For the purpose of Feature Extraction, Mel-Frequency Cepstral Coefficients (MFCC) where extracted from the training set which were then used in the model.
A signal's Mel-Frequency Cepstral Coefficients (MFCC) are a limited group of characteristics (typically 10-20) that simply represent the overall shape of a spectral envelope. To remove the noise, it performs a discrete cosine transform (DCT) on these frequencies. We only maintain a certain sequence of frequencies that have a high possibility of containing information when we use DCT.
It is one of the clustering techniques that collects data points using similarity in proximity strategies. The mean distance between the locations is calculated using Euclidean distance. And the pattern continues to accumulate more points, eventually becoming a cluster. The K-nearest neighbours technique is used in the model as it has consistently shown the best results for this problem in many studies.
For the project, the GTZAN dataset was utilised The GTZAN dataset is the most often used public dataset for music genre recognition assessment in machine learning research (MGR). In order to reflect a diversity of recording settings, the files were acquired in 2000-2001 from a number of sources, including personal CDs, radio, and microphone recordings.

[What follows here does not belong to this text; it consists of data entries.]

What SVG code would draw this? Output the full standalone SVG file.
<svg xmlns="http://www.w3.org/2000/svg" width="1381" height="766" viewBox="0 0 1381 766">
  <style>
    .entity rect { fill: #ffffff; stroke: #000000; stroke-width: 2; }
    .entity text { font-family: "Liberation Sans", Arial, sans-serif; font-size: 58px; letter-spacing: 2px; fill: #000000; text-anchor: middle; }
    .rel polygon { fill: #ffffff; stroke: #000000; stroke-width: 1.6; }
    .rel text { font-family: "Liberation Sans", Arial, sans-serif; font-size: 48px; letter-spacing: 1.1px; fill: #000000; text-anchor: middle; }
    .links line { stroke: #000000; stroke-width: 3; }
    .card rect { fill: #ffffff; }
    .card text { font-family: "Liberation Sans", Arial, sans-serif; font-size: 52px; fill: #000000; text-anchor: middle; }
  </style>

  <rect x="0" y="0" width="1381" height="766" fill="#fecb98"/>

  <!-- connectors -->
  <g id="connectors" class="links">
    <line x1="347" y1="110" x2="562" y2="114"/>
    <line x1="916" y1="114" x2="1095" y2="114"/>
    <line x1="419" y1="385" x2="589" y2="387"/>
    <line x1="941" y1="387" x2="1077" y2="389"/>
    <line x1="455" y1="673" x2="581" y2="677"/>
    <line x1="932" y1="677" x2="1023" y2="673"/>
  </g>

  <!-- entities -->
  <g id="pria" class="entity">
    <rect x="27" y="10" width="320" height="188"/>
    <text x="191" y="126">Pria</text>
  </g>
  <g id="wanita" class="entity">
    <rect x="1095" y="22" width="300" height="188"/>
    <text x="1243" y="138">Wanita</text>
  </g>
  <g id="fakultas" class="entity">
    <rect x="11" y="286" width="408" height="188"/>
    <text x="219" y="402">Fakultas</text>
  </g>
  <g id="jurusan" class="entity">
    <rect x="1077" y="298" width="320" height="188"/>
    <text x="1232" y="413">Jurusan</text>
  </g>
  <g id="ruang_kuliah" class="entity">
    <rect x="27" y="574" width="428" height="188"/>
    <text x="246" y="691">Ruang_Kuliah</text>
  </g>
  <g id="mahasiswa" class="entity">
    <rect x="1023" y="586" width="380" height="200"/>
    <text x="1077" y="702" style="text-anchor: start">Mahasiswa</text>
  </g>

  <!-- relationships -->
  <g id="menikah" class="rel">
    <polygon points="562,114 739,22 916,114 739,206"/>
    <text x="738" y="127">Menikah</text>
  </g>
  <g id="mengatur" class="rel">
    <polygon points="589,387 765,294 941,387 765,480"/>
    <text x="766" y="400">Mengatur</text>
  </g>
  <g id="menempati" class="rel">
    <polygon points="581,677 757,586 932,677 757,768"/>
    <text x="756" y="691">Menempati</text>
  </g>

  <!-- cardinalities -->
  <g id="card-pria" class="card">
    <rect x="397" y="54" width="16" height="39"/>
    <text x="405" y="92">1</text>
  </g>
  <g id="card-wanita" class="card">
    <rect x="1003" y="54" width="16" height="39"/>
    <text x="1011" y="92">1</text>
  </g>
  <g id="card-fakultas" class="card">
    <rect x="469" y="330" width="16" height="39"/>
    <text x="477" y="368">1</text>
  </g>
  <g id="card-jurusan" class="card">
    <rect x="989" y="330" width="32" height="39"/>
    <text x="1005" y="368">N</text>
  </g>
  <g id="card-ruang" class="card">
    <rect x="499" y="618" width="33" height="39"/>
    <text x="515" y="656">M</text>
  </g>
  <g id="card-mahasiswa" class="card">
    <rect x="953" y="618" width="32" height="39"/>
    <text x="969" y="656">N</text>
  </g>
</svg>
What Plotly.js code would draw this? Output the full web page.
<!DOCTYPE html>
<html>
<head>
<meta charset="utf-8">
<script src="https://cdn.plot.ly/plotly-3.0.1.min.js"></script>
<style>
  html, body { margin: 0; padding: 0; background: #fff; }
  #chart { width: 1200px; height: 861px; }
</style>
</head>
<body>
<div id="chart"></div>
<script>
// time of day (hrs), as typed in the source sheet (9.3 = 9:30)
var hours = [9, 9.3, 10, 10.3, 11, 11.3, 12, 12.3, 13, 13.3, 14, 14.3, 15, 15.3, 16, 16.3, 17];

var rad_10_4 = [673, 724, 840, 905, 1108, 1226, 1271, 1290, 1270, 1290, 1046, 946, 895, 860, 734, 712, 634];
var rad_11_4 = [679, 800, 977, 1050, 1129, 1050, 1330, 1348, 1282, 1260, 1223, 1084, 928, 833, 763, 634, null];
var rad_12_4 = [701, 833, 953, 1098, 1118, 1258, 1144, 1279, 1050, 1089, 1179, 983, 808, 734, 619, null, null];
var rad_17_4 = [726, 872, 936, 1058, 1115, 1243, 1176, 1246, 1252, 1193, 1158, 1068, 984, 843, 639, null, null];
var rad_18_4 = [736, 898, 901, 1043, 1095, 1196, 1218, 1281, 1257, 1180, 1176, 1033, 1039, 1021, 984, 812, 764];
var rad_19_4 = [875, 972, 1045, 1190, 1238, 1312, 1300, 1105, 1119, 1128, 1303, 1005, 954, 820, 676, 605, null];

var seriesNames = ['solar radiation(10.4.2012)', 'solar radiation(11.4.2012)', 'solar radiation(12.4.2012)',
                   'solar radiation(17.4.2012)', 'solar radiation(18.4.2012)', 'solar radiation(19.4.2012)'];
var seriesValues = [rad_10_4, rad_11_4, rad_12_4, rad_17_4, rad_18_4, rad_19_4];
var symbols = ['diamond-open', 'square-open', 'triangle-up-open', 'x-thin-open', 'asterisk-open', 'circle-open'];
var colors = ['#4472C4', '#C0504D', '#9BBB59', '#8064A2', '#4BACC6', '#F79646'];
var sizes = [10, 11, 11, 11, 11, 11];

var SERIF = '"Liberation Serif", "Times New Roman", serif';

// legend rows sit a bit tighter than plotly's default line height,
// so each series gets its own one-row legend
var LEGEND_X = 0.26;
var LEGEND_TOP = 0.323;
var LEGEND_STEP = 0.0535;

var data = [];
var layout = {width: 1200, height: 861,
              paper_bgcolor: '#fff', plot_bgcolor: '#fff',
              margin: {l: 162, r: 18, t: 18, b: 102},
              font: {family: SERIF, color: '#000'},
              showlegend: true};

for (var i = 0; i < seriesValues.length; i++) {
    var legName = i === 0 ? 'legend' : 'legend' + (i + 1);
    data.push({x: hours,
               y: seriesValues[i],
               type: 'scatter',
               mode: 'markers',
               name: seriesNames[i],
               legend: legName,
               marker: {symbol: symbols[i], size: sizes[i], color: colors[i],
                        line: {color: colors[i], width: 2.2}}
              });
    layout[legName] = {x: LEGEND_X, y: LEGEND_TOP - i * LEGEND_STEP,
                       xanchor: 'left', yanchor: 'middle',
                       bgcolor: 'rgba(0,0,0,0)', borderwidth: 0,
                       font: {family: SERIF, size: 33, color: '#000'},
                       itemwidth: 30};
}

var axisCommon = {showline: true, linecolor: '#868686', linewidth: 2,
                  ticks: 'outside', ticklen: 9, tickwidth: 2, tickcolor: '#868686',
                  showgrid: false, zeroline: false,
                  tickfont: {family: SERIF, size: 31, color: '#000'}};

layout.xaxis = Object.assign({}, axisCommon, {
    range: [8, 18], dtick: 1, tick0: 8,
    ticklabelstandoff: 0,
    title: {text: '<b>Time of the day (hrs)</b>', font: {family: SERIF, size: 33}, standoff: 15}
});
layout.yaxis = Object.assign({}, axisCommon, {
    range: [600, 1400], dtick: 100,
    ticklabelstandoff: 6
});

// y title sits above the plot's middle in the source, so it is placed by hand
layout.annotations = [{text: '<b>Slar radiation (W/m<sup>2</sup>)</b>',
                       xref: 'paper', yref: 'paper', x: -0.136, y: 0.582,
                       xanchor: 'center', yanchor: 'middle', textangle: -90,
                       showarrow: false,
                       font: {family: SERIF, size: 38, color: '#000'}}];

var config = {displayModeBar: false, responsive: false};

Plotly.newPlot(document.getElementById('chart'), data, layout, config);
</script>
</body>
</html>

The dataset can be downloaded from: https://www.kaggle.com/andradaolteanu/gtzan-dataset-music-genre-classification
Parameters/Methods | Existing Method 1 | Existing Method 2 | Propose Method |
---|---|---|---|
Dataset | 3-Root and 9-Leaf Genre Dataset | GTZAN Dataset | GTZAN Dataset |
Train-Test Ratio | 90% train - 5% validation - 5% test | 90% train - 10% test | 90% train - 10% test |
Techniques used | MIDI with NCD, KNN | MFCC, KNN | MFCC, KNN |
Number of DistinguishableGenres | 3 | 4 | 10 |
Test Accuracy | 85% |
80% |
86% |